■ **Given request**
Quote, verbatim, all material below, without pictures.

[START]

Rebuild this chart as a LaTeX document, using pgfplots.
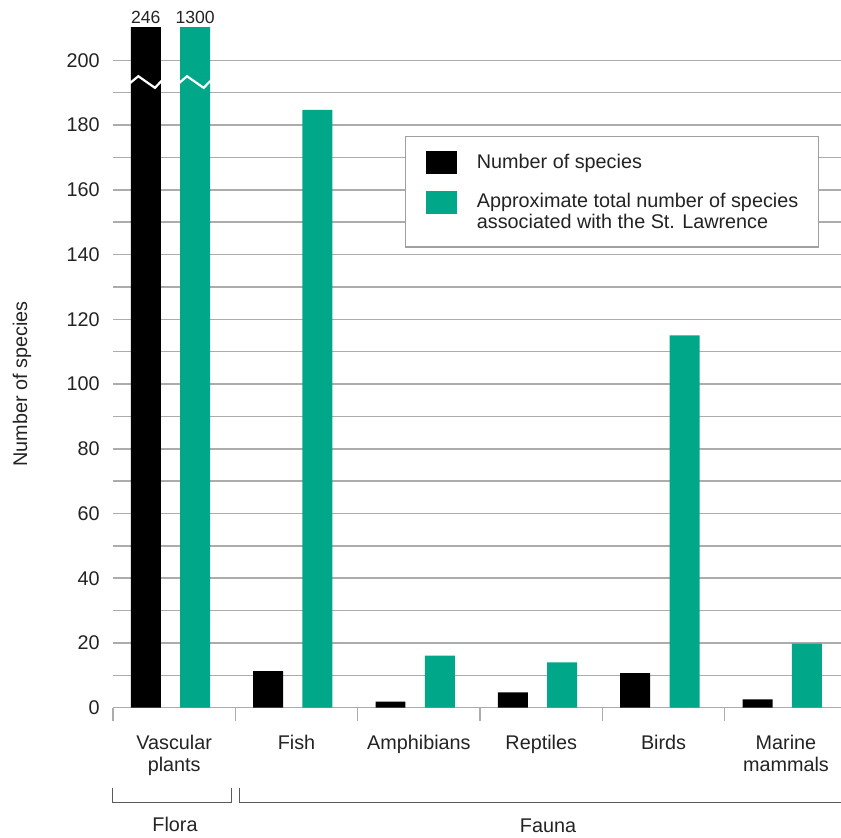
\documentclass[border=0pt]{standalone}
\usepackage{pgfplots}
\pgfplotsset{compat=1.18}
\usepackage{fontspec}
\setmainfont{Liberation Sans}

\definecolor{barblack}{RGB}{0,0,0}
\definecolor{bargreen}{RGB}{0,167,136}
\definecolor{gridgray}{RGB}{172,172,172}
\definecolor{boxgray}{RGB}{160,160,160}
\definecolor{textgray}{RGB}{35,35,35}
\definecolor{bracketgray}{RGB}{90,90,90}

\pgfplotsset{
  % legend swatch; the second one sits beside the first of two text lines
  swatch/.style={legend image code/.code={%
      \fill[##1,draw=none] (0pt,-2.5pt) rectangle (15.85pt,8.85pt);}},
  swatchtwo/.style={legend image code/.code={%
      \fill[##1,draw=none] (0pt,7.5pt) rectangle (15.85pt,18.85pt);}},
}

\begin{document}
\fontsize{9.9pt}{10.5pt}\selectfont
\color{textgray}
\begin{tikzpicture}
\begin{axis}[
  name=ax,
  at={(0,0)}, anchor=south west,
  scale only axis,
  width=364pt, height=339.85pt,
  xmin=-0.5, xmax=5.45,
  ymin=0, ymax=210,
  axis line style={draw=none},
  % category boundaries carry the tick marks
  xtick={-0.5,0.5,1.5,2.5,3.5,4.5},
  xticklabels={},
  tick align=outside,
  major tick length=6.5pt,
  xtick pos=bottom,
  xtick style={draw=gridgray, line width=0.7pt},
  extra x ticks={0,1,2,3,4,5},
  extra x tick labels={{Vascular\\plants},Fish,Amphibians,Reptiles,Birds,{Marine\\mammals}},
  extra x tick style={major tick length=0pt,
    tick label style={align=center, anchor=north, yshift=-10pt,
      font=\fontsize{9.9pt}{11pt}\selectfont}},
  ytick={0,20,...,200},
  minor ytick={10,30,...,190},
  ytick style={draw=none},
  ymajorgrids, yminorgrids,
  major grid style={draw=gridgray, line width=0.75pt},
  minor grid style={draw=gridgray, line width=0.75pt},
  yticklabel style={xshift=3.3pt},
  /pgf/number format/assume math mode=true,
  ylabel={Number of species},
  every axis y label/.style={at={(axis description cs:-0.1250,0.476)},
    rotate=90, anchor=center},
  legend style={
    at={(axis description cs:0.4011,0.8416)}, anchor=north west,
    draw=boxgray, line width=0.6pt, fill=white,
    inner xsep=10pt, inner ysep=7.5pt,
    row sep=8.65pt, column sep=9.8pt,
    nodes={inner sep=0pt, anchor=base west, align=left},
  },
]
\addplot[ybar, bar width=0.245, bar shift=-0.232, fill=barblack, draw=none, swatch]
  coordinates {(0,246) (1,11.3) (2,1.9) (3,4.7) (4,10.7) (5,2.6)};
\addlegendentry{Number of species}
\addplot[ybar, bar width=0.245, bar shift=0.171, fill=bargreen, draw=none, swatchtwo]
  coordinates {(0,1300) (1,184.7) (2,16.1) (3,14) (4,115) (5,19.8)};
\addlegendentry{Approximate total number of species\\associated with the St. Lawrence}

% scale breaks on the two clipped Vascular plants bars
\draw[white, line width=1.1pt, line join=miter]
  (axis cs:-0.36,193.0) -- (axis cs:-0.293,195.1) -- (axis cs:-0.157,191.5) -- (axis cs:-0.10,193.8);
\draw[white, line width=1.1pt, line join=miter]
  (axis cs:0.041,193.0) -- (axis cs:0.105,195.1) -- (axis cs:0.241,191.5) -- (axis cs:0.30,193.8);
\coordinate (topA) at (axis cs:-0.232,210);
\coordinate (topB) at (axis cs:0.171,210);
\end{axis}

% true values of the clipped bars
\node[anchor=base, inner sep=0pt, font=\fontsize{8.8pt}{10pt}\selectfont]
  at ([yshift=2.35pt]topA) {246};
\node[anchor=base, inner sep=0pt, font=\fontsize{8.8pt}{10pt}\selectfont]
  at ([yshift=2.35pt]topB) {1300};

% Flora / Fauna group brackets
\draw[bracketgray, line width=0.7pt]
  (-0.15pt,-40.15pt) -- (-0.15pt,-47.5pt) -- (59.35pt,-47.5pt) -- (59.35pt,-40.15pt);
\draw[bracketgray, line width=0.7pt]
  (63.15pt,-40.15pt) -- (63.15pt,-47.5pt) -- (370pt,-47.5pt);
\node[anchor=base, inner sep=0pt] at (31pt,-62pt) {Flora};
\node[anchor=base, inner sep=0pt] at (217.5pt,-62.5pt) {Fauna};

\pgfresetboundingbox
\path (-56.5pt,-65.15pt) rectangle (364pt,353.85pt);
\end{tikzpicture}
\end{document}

[END]

■ **Task answer**
Rebuild this chart as a LaTeX document, using pgfplots.
\documentclass[border=0pt]{standalone}
\usepackage{pgfplots}
\pgfplotsset{compat=1.18}
\usepackage{fontspec}
\setmainfont{Liberation Sans}

\definecolor{barblack}{RGB}{0,0,0}
\definecolor{bargreen}{RGB}{0,167,136}
\definecolor{gridgray}{RGB}{172,172,172}
\definecolor{boxgray}{RGB}{160,160,160}
\definecolor{textgray}{RGB}{35,35,35}
\definecolor{bracketgray}{RGB}{90,90,90}

\pgfplotsset{
  % legend swatch; the second one sits beside the first of two text lines
  swatch/.style={legend image code/.code={%
      \fill[##1,draw=none] (0pt,-2.5pt) rectangle (15.85pt,8.85pt);}},
  swatchtwo/.style={legend image code/.code={%
      \fill[##1,draw=none] (0pt,7.5pt) rectangle (15.85pt,18.85pt);}},
}

\begin{document}
\fontsize{9.9pt}{10.5pt}\selectfont
\color{textgray}
\begin{tikzpicture}
\begin{axis}[
  name=ax,
  at={(0,0)}, anchor=south west,
  scale only axis,
  width=364pt, height=339.85pt,
  xmin=-0.5, xmax=5.45,
  ymin=0, ymax=210,
  axis line style={draw=none},
  % category boundaries carry the tick marks
  xtick={-0.5,0.5,1.5,2.5,3.5,4.5},
  xticklabels={},
  tick align=outside,
  major tick length=6.5pt,
  xtick pos=bottom,
  xtick style={draw=gridgray, line width=0.7pt},
  extra x ticks={0,1,2,3,4,5},
  extra x tick labels={{Vascular\\plants},Fish,Amphibians,Reptiles,Birds,{Marine\\mammals}},
  extra x tick style={major tick length=0pt,
    tick label style={align=center, anchor=north, yshift=-10pt,
      font=\fontsize{9.9pt}{11pt}\selectfont}},
  ytick={0,20,...,200},
  minor ytick={10,30,...,190},
  ytick style={draw=none},
  ymajorgrids, yminorgrids,
  major grid style={draw=gridgray, line width=0.75pt},
  minor grid style={draw=gridgray, line width=0.75pt},
  yticklabel style={xshift=3.3pt},
  /pgf/number format/assume math mode=true,
  ylabel={Number of species},
  every axis y label/.style={at={(axis description cs:-0.1250,0.476)},
    rotate=90, anchor=center},
  legend style={
    at={(axis description cs:0.4011,0.8416)}, anchor=north west,
    draw=boxgray, line width=0.6pt, fill=white,
    inner xsep=10pt, inner ysep=7.5pt,
    row sep=8.65pt, column sep=9.8pt,
    nodes={inner sep=0pt, anchor=base west, align=left},
  },
]
\addplot[ybar, bar width=0.245, bar shift=-0.232, fill=barblack, draw=none, swatch]
  coordinates {(0,246) (1,11.3) (2,1.9) (3,4.7) (4,10.7) (5,2.6)};
\addlegendentry{Number of species}
\addplot[ybar, bar width=0.245, bar shift=0.171, fill=bargreen, draw=none, swatchtwo]
  coordinates {(0,1300) (1,184.7) (2,16.1) (3,14) (4,115) (5,19.8)};
\addlegendentry{Approximate total number of species\\associated with the St. Lawrence}

% scale breaks on the two clipped Vascular plants bars
\draw[white, line width=1.1pt, line join=miter]
  (axis cs:-0.36,193.0) -- (axis cs:-0.293,195.1) -- (axis cs:-0.157,191.5) -- (axis cs:-0.10,193.8);
\draw[white, line width=1.1pt, line join=miter]
  (axis cs:0.041,193.0) -- (axis cs:0.105,195.1) -- (axis cs:0.241,191.5) -- (axis cs:0.30,193.8);
\coordinate (topA) at (axis cs:-0.232,210);
\coordinate (topB) at (axis cs:0.171,210);
\end{axis}

% true values of the clipped bars
\node[anchor=base, inner sep=0pt, font=\fontsize{8.8pt}{10pt}\selectfont]
  at ([yshift=2.35pt]topA) {246};
\node[anchor=base, inner sep=0pt, font=\fontsize{8.8pt}{10pt}\selectfont]
  at ([yshift=2.35pt]topB) {1300};

% Flora / Fauna group brackets
\draw[bracketgray, line width=0.7pt]
  (-0.15pt,-40.15pt) -- (-0.15pt,-47.5pt) -- (59.35pt,-47.5pt) -- (59.35pt,-40.15pt);
\draw[bracketgray, line width=0.7pt]
  (63.15pt,-40.15pt) -- (63.15pt,-47.5pt) -- (370pt,-47.5pt);
\node[anchor=base, inner sep=0pt] at (31pt,-62pt) {Flora};
\node[anchor=base, inner sep=0pt] at (217.5pt,-62.5pt) {Fauna};

\pgfresetboundingbox
\path (-56.5pt,-65.15pt) rectangle (364pt,353.85pt);
\end{tikzpicture}
\end{document}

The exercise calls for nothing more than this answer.